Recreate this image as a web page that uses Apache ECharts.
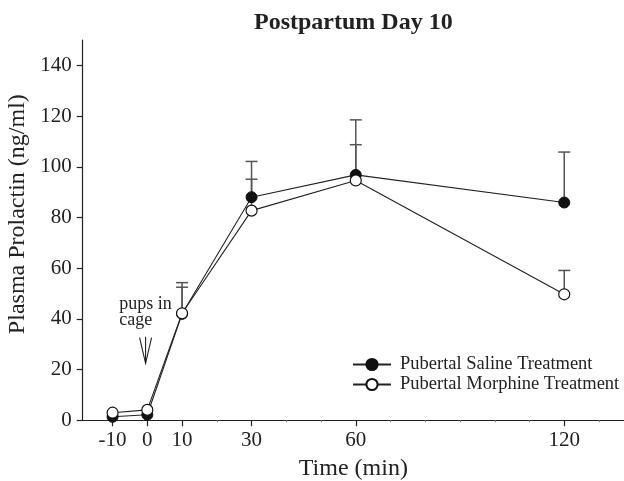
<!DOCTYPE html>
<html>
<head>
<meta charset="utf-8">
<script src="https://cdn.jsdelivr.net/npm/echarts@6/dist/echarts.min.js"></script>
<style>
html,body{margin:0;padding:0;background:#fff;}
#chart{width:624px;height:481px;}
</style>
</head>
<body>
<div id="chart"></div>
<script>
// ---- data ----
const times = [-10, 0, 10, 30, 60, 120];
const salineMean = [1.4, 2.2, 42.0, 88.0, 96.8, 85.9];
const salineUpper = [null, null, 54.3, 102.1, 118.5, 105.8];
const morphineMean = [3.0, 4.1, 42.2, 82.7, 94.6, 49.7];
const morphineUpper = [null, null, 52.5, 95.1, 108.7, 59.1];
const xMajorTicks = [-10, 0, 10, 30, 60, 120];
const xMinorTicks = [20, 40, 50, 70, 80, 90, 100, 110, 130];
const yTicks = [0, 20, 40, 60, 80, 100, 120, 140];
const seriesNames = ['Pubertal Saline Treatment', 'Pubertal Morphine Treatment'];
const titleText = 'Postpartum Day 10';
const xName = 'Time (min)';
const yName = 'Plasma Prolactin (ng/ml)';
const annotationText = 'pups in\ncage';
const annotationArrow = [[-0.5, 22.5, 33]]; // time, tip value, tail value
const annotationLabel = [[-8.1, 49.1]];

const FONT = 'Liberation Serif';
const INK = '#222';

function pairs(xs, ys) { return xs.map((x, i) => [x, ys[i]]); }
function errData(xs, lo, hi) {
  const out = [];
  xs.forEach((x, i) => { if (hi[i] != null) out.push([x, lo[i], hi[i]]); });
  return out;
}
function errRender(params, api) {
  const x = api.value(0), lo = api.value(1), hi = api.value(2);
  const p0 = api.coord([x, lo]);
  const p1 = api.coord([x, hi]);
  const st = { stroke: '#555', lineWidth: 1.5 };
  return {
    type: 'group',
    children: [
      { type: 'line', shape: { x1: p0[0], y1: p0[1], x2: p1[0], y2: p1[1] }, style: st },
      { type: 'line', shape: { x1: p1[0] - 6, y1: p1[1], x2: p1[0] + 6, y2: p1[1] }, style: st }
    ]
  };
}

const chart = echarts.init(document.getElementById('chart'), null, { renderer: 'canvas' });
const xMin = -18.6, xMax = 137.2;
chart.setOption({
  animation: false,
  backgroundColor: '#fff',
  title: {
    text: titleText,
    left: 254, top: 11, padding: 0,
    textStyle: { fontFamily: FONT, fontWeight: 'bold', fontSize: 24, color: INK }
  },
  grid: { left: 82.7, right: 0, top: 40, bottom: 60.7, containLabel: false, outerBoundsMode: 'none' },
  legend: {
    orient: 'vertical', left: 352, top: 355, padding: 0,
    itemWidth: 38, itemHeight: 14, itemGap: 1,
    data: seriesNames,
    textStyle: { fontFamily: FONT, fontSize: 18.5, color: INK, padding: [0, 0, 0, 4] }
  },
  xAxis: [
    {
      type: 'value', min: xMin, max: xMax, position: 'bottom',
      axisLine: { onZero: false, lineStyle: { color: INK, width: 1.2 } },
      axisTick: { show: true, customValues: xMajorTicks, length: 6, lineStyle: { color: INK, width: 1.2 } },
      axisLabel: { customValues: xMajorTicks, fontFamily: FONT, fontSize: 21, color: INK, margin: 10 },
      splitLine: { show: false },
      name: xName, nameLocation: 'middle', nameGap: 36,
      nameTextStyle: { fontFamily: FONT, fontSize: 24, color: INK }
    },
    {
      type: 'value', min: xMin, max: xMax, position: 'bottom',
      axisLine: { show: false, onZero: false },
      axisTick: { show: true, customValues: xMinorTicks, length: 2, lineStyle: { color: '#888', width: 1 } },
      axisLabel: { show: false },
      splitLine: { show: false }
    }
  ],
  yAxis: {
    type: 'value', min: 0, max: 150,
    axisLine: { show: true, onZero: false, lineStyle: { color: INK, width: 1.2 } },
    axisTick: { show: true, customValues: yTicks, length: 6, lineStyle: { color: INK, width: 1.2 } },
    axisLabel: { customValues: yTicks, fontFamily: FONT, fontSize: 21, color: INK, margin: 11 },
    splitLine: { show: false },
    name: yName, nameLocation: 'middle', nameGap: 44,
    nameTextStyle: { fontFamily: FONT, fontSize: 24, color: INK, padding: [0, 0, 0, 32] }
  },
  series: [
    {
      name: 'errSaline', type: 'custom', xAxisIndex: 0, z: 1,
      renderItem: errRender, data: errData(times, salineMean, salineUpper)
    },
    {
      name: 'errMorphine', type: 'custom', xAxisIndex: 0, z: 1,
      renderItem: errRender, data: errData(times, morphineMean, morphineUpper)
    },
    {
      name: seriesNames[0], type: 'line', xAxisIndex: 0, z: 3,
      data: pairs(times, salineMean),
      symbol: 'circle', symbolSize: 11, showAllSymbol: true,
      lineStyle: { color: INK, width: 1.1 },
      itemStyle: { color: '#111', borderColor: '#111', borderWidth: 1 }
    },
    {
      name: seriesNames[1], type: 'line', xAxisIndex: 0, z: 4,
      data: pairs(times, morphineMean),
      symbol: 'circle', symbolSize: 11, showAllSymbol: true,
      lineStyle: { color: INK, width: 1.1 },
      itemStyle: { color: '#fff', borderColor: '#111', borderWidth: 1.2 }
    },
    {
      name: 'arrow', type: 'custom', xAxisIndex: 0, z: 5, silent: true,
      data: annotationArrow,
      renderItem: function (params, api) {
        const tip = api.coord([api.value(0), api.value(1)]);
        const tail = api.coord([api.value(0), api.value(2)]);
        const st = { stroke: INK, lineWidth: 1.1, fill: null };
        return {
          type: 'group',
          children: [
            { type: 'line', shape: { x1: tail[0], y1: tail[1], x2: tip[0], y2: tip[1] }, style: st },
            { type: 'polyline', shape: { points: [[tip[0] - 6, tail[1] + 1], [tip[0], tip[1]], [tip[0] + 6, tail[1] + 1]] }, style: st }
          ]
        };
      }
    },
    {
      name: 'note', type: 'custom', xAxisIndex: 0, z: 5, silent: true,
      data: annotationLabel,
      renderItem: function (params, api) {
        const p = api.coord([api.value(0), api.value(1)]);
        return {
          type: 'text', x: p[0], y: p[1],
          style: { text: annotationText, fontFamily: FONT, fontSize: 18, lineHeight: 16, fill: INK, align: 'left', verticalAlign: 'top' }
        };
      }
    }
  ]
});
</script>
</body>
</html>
****
WHAT TO DO = Restate the data above word for word. Skip every picture.

RESULT OF THIS EXERCISE =
Recreate this image as a web page that uses Apache ECharts.
<!DOCTYPE html>
<html>
<head>
<meta charset="utf-8">
<script src="https://cdn.jsdelivr.net/npm/echarts@6/dist/echarts.min.js"></script>
<style>
html,body{margin:0;padding:0;background:#fff;}
#chart{width:624px;height:481px;}
</style>
</head>
<body>
<div id="chart"></div>
<script>
// ---- data ----
const times = [-10, 0, 10, 30, 60, 120];
const salineMean = [1.4, 2.2, 42.0, 88.0, 96.8, 85.9];
const salineUpper = [null, null, 54.3, 102.1, 118.5, 105.8];
const morphineMean = [3.0, 4.1, 42.2, 82.7, 94.6, 49.7];
const morphineUpper = [null, null, 52.5, 95.1, 108.7, 59.1];
const xMajorTicks = [-10, 0, 10, 30, 60, 120];
const xMinorTicks = [20, 40, 50, 70, 80, 90, 100, 110, 130];
const yTicks = [0, 20, 40, 60, 80, 100, 120, 140];
const seriesNames = ['Pubertal Saline Treatment', 'Pubertal Morphine Treatment'];
const titleText = 'Postpartum Day 10';
const xName = 'Time (min)';
const yName = 'Plasma Prolactin (ng/ml)';
const annotationText = 'pups in\ncage';
const annotationArrow = [[-0.5, 22.5, 33]]; // time, tip value, tail value
const annotationLabel = [[-8.1, 49.1]];

const FONT = 'Liberation Serif';
const INK = '#222';

function pairs(xs, ys) { return xs.map((x, i) => [x, ys[i]]); }
function errData(xs, lo, hi) {
  const out = [];
  xs.forEach((x, i) => { if (hi[i] != null) out.push([x, lo[i], hi[i]]); });
  return out;
}
function errRender(params, api) {
  const x = api.value(0), lo = api.value(1), hi = api.value(2);
  const p0 = api.coord([x, lo]);
  const p1 = api.coord([x, hi]);
  const st = { stroke: '#555', lineWidth: 1.5 };
  return {
    type: 'group',
    children: [
      { type: 'line', shape: { x1: p0[0], y1: p0[1], x2: p1[0], y2: p1[1] }, style: st },
      { type: 'line', shape: { x1: p1[0] - 6, y1: p1[1], x2: p1[0] + 6, y2: p1[1] }, style: st }
    ]
  };
}

const chart = echarts.init(document.getElementById('chart'), null, { renderer: 'canvas' });
const xMin = -18.6, xMax = 137.2;
chart.setOption({
  animation: false,
  backgroundColor: '#fff',
  title: {
    text: titleText,
    left: 254, top: 11, padding: 0,
    textStyle: { fontFamily: FONT, fontWeight: 'bold', fontSize: 24, color: INK }
  },
  grid: { left: 82.7, right: 0, top: 40, bottom: 60.7, containLabel: false, outerBoundsMode: 'none' },
  legend: {
    orient: 'vertical', left: 352, top: 355, padding: 0,
    itemWidth: 38, itemHeight: 14, itemGap: 1,
    data: seriesNames,
    textStyle: { fontFamily: FONT, fontSize: 18.5, color: INK, padding: [0, 0, 0, 4] }
  },
  xAxis: [
    {
      type: 'value', min: xMin, max: xMax, position: 'bottom',
      axisLine: { onZero: false, lineStyle: { color: INK, width: 1.2 } },
      axisTick: { show: true, customValues: xMajorTicks, length: 6, lineStyle: { color: INK, width: 1.2 } },
      axisLabel: { customValues: xMajorTicks, fontFamily: FONT, fontSize: 21, color: INK, margin: 10 },
      splitLine: { show: false },
      name: xName, nameLocation: 'middle', nameGap: 36,
      nameTextStyle: { fontFamily: FONT, fontSize: 24, color: INK }
    },
    {
      type: 'value', min: xMin, max: xMax, position: 'bottom',
      axisLine: { show: false, onZero: false },
      axisTick: { show: true, customValues: xMinorTicks, length: 2, lineStyle: { color: '#888', width: 1 } },
      axisLabel: { show: false },
      splitLine: { show: false }
    }
  ],
  yAxis: {
    type: 'value', min: 0, max: 150,
    axisLine: { show: true, onZero: false, lineStyle: { color: INK, width: 1.2 } },
    axisTick: { show: true, customValues: yTicks, length: 6, lineStyle: { color: INK, width: 1.2 } },
    axisLabel: { customValues: yTicks, fontFamily: FONT, fontSize: 21, color: INK, margin: 11 },
    splitLine: { show: false },
    name: yName, nameLocation: 'middle', nameGap: 44,
    nameTextStyle: { fontFamily: FONT, fontSize: 24, color: INK, padding: [0, 0, 0, 32] }
  },
  series: [
    {
      name: 'errSaline', type: 'custom', xAxisIndex: 0, z: 1,
      renderItem: errRender, data: errData(times, salineMean, salineUpper)
    },
    {
      name: 'errMorphine', type: 'custom', xAxisIndex: 0, z: 1,
      renderItem: errRender, data: errData(times, morphineMean, morphineUpper)
    },
    {
      name: seriesNames[0], type: 'line', xAxisIndex: 0, z: 3,
      data: pairs(times, salineMean),
      symbol: 'circle', symbolSize: 11, showAllSymbol: true,
      lineStyle: { color: INK, width: 1.1 },
      itemStyle: { color: '#111', borderColor: '#111', borderWidth: 1 }
    },
    {
      name: seriesNames[1], type: 'line', xAxisIndex: 0, z: 4,
      data: pairs(times, morphineMean),
      symbol: 'circle', symbolSize: 11, showAllSymbol: true,
      lineStyle: { color: INK, width: 1.1 },
      itemStyle: { color: '#fff', borderColor: '#111', borderWidth: 1.2 }
    },
    {
      name: 'arrow', type: 'custom', xAxisIndex: 0, z: 5, silent: true,
      data: annotationArrow,
      renderItem: function (params, api) {
        const tip = api.coord([api.value(0), api.value(1)]);
        const tail = api.coord([api.value(0), api.value(2)]);
        const st = { stroke: INK, lineWidth: 1.1, fill: null };
        return {
          type: 'group',
          children: [
            { type: 'line', shape: { x1: tail[0], y1: tail[1], x2: tip[0], y2: tip[1] }, style: st },
            { type: 'polyline', shape: { points: [[tip[0] - 6, tail[1] + 1], [tip[0], tip[1]], [tip[0] + 6, tail[1] + 1]] }, style: st }
          ]
        };
      }
    },
    {
      name: 'note', type: 'custom', xAxisIndex: 0, z: 5, silent: true,
      data: annotationLabel,
      renderItem: function (params, api) {
        const p = api.coord([api.value(0), api.value(1)]);
        return {
          type: 'text', x: p[0], y: p[1],
          style: { text: annotationText, fontFamily: FONT, fontSize: 18, lineHeight: 16, fill: INK, align: 'left', verticalAlign: 'top' }
        };
      }
    }
  ]
});
</script>
</body>
</html>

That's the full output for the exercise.